Thursday, August 12, 2010

Bad Taste of the Town

Editorial cartoonists, by custom, are allowed a degree of freedom which other newspaper staff do not enjoy. That said, one has to wonder why nobody at the Herald told Rod Emmerson to go away and draw something else when they saw this cartoon. Or is the typical Auckland reaction to any crisis - "yes, but what about our house prices" - now editorial policy at the Herald?

Think how this one might play in Karam Pur, a village in the Sindh province. Not that well, given that the village no longer exists and I expect this family have more to worry about than property prices.
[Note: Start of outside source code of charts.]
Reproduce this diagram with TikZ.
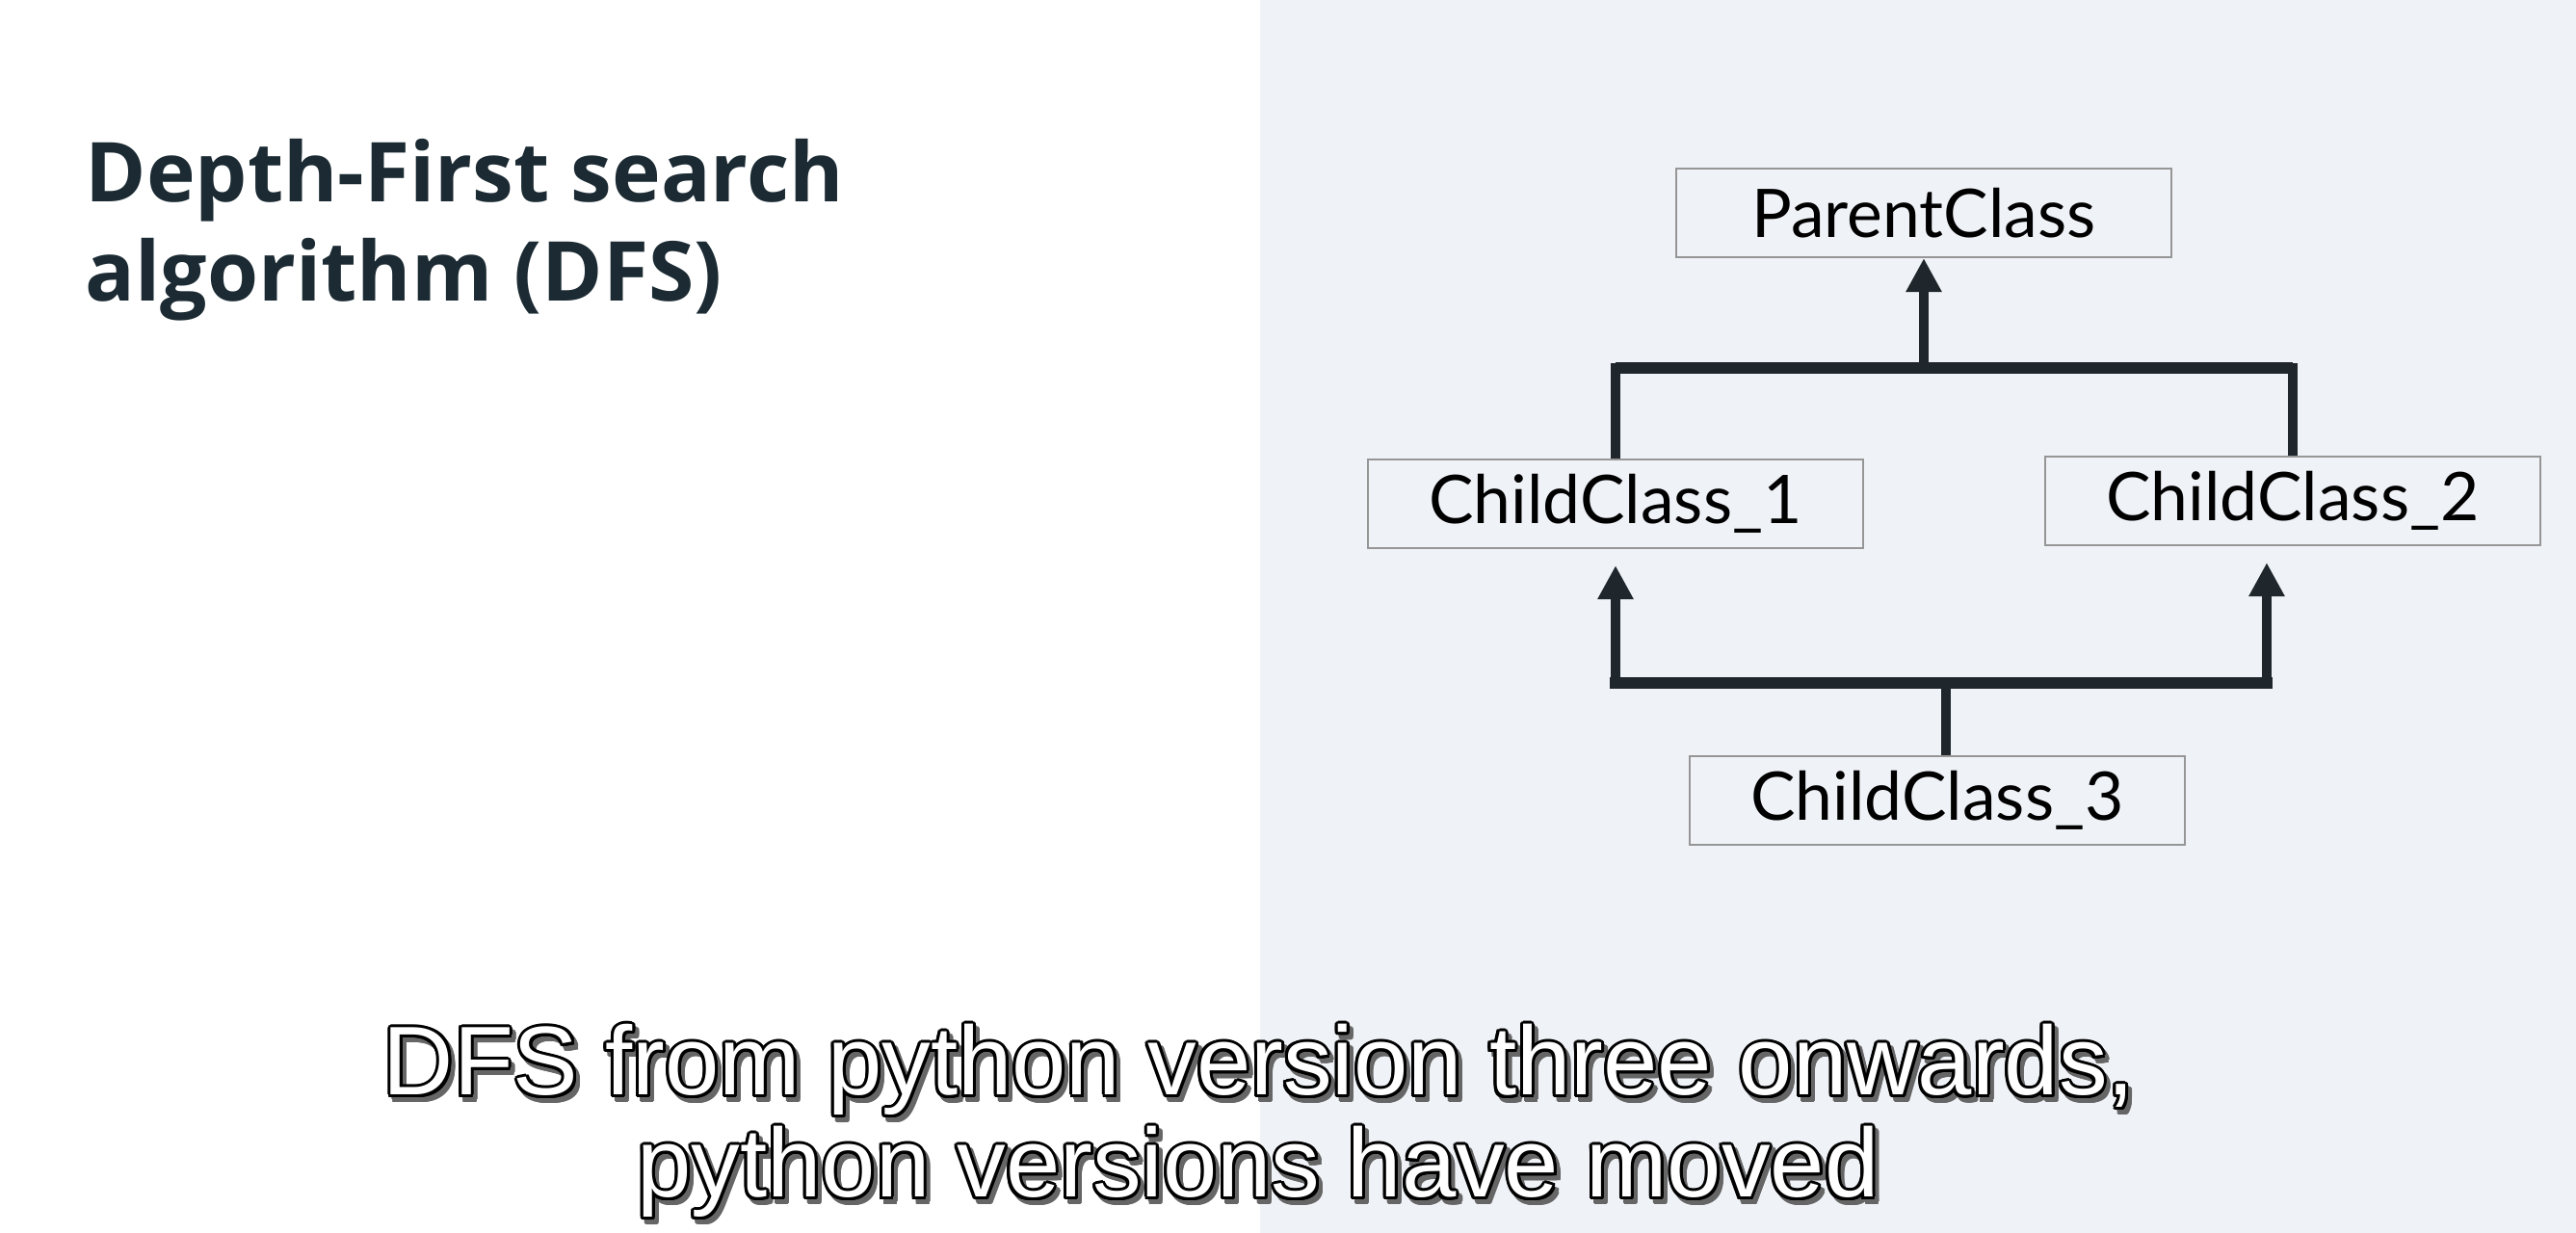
\documentclass[tikz,border=0pt]{standalone}
\usepackage{fontspec}
\setmainfont{Lato}
\newfontfamily\subfont{Liberation Sans}
\newfontfamily\headfont{Open Sans}
\usetikzlibrary{arrows.meta}
\definecolor{panel}{RGB}{239,242,247}
\definecolor{ink}{HTML}{1C2B33}
\definecolor{boxline}{RGB}{150,150,150}
\definecolor{conn}{HTML}{1F272D}
\newcommand\myoutlined[4]{%
  \foreach \a [count=\i] in {0,22.5,...,337.5}{%
    \node[subt, text=black!60] (#1s\i) at ([shift={(4,5)},shift={(\a:3)}]#2,#3) {#4};
  }%
  \foreach \a [count=\i] in {0,22.5,...,337.5}{%
    \node[subt, text=black] (#1o\i) at ([shift={(\a:3)}]#2,#3) {#4};
  }%
  \node[subt, text=white] (#1) at (#2,#3) {#4};
}
\begin{document}
\begin{tikzpicture}[x=0.01cm,y=-0.01cm,
  classbox/.style={draw=boxline, line width=0.6pt, fill=panel, minimum width=5.13cm,
    minimum height=0.92cm, inner sep=0pt, font=\fontsize{19.8}{22}\selectfont, text=black},
  link/.style={draw=conn, line width=2.6pt},
  bar/.style={draw=conn, line width=3.2pt, line cap=rect},
  tip/.style={-{Triangle[length=10pt,width=10pt]}},
  subt/.style={inner sep=0pt, anchor=base, font=\subfont\fontsize{28.8}{30}\selectfont},
  titletext/.style={anchor=base west, inner sep=0pt, text=ink, font=\headfont\bfseries\fontsize{24.4}{27}\selectfont}]

\useasboundingbox (0,0) rectangle (2674,1280);
\fill[white] (0,0) rectangle (1308,1280);
\fill[panel] (1308,0) rectangle (2674,1280);

% title
\node[titletext] (t1) at (88,210) {Depth-First search};
\node[titletext] (t2) at (88,313) {algorithm (DFS)};

% class boxes
\node[classbox] (pc) at (1997,221) {ParentClass};
\node[classbox] (c1) at (1677,523) {ChildClass\_1};
\node[classbox] (c2) at (2380,520) {ChildClass\_2};
\node[classbox] (c3) at (2011,831) {ChildClass\_3};

\coordinate (upbar) at (0,382);
\coordinate (lowbar) at (0,709);
\coordinate (c2r) at ([xshift=-0.27cm]c2.south);
\coordinate (c3s) at ([xshift=0.09cm]c3.north);

% upper connector
\draw[link] (c1.north) -- (c1.north |- upbar) -- (c2.north |- upbar) -- (c2.north);
\draw[bar, line cap=butt] (c1.north |- upbar) -- (c2.north |- upbar);
\draw[link, tip] (pc.south |- upbar) -- (pc.south);

% lower connector
\draw[link, tip] (c1.south |- lowbar) -- ([yshift=-0.17cm]c1.south);
\draw[link, tip] (c2r |- lowbar) -- ([yshift=-0.17cm]c2r);
\draw[bar] (c1.south |- lowbar) -- (c2r |- lowbar);
\draw[link] (c3s) -- (c3s |- lowbar);

% subtitles
\myoutlined{sub1}{1307}{1137}{DFS from python version three onwards,}
\myoutlined{sub2}{1306}{1243}{python versions have moved}
\end{tikzpicture}
\end{document}
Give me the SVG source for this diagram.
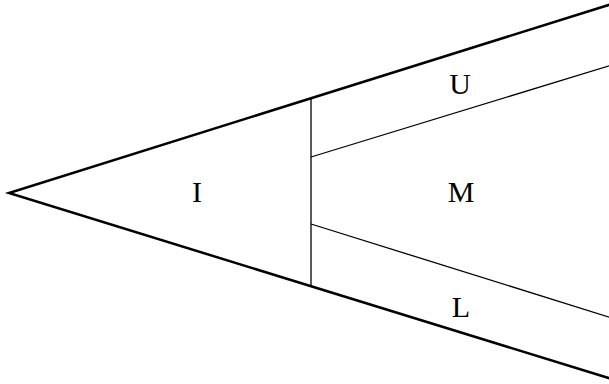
<svg xmlns="http://www.w3.org/2000/svg" width="609" height="384" viewBox="0 0 609 384">
<style>
.outer{stroke:#000;stroke-width:2.5;fill:none;stroke-linecap:round}
.inner{stroke:#000;stroke-width:1.3;fill:none}
.lbl{font-family:"Liberation Serif","Times New Roman",serif;font-size:30px;fill:#000;text-anchor:middle}
</style>
<rect width="609" height="384" fill="#fff"/>
<g id="connectors">
<polyline class="outer" points="615,3 9,193 615,380"/>
<line class="inner" x1="311" y1="99" x2="311" y2="287"/>
<line class="inner" x1="311" y1="157" x2="612" y2="65"/>
<line class="inner" x1="311" y1="224" x2="612" y2="318"/>
</g>
<g id="I"><text class="lbl" x="197" y="202">I</text></g>
<g id="U"><text class="lbl" x="460" y="94">U</text></g>
<g id="M"><text class="lbl" x="461" y="202">M</text></g>
<g id="L"><text class="lbl" x="461" y="317">L</text></g>
</svg>
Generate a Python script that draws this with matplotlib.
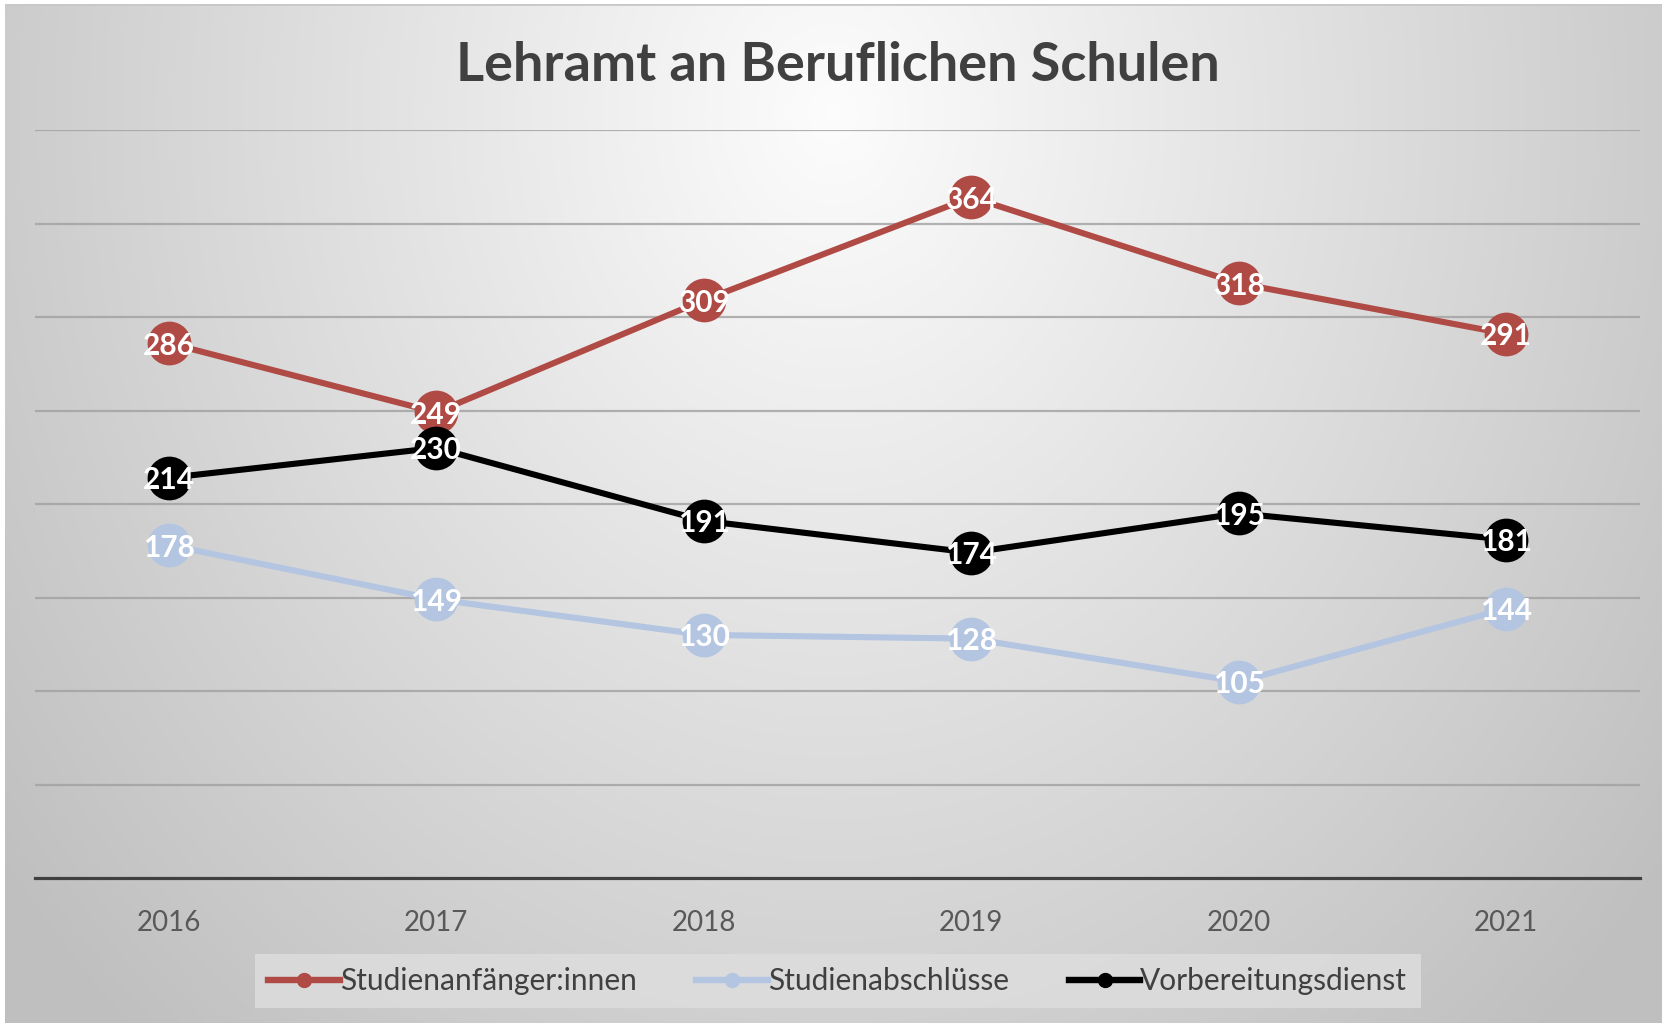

Perhaps the Herald should talk to one of the 14 million people affected by the floods, such as mother of six Sabhagi Khatoon:
"We have nothing to eat, nothing to live in. We've been starving for days, so the start of Ramadan doesn't bring any joy.

"We used to celebrate Ramadan in a big way in our village, but my children and I are already starving. We need food, so we're already fasting in a way."
So what might someone Pakistan think of Aucklanders? Might it be something along the lines of "you selfish, whining pricks? [Wrong] And what might they think of our Government, which has donated nothing? [/Wrong: see Terence's comment]Might it be something like "obviously, we are only good for cricket?

I think we should be told.

Art historical note: my title comes from a much better satirist than Rod Emmerson: William Hogarth

5 comments:

Robyn said...

Do you suppose hard-working Kiwi families, snowed under by household debt, will start seeking refugee status in developing countries?

terence said...

To be fair we are, apparently giving NZ$2 million. See: http://tinyurl.com/27kmrsg

OTOH - I agree about the creepy false equivalence.

Paul said...

How right you are, Terence; how wrong I was. Thank you.

Robyn, I often wonder why so many hard-working kiwi battlers are constantly moaning about living conditions here, yet they never leave.

Keri H said...

Because - even with the current shitty plutocrat government, and all the other things that 'hardworking kiwi battlers' have to deal with - we actually really like it here? Even, love this archipelago?

terence said...

"how wrong I was." - well not that wrong. At 0.0011% of GDP no one will be mistaking our response as generous anytime soon. Particularly, as the money presumably comes from our already allocated annual aid budget (i.e. so somewhere a Peter will be robbed to pay for our kindness to Paul).